We should thank God that this gospel of His grace has been faithfully preached for so many years in this dear land of Sutherland-dear to you, I cannot doubt, and very dear to me because of ancestors who loved the truth of God, and some of whom preached in it the doctrines of grace, Christ and Him crucified, and had many fruits among the people.

In the autumn of 1896 he made his last tour of a few days in Sutherland. He had gone to Lairg to see Achany, and was seized with a desire "to cross these hills once more," evidently feeling it was for the last time.
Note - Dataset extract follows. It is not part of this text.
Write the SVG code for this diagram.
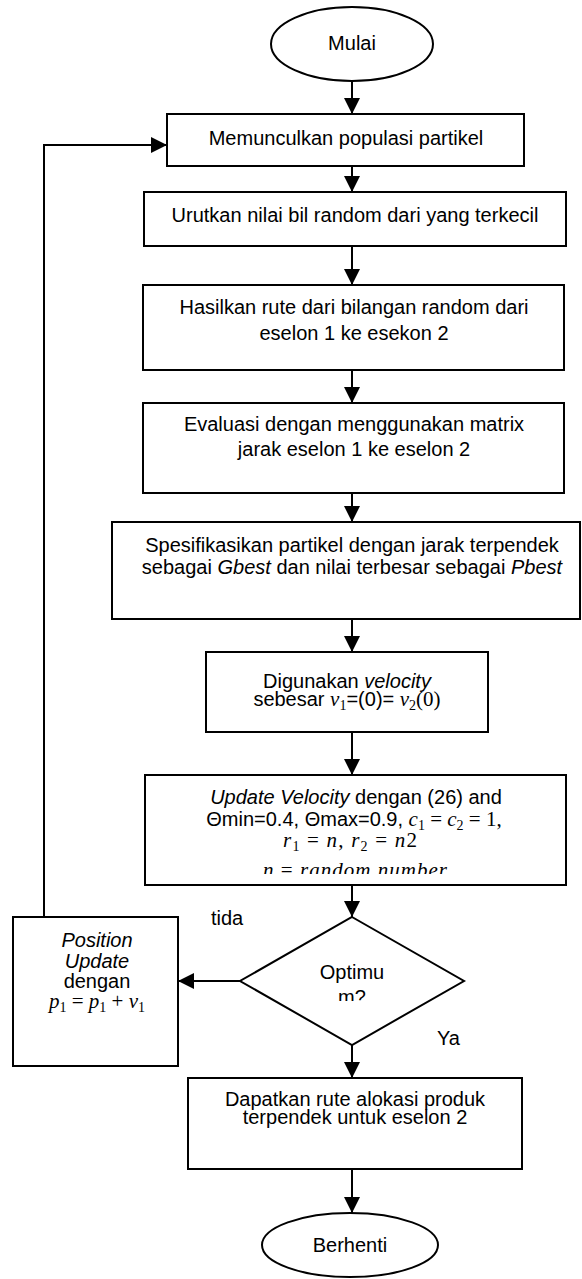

The following letter to Mrs. Matheson, from a Highland cousin, will be read with interest in this connection :

Mr. Matheson and his younger brother frequently spent a portion of their holidays in youthful days at Keoldale, when they came under the influence of my revered grandmother, Mrs. Mackay Scobie, who lived to make others happy, and shed over all the bright attractiveness of her unique Christian character.

As illustrating Mr. Matheson's tender and almost womanly sympathy in times of trouble, my mother could never forget how, on meeting him after the death of her

first-born baby boy, Mr. Matheson, who had nursed and played with the child some months before, could not control his feelings, and wept as if the little one had been his own. He must then have been a youth of about nineteen or twenty.

You know he could be stern when needful; but if this side of his character was ever discussed in my mother's hearing she could not abide it, and would always maintain that he was the man of tenderest sympathy she had ever known.

I cannot help thinking that Mr. Matheson had always a great attractiveness in the eyes of children. It was certainly so in my own case. I must have been six or seven years old when I first remember seeing him, though he must have seen me at an earlier stage. We then lived at Invercharron. I fancy it must have been about 1850 or a year earlier. I was a very shy and sensitive child, and not quickly won by a stranger. He was spending the day with us on his way to or from Achany, and in the shortest time my shyness vanished; and when, on his leaving, he forded the river on horseback so as to avoid a long round, I begged hard to be allowed to accompany him, which I did, to bid farewell with an aching little heart on the other side.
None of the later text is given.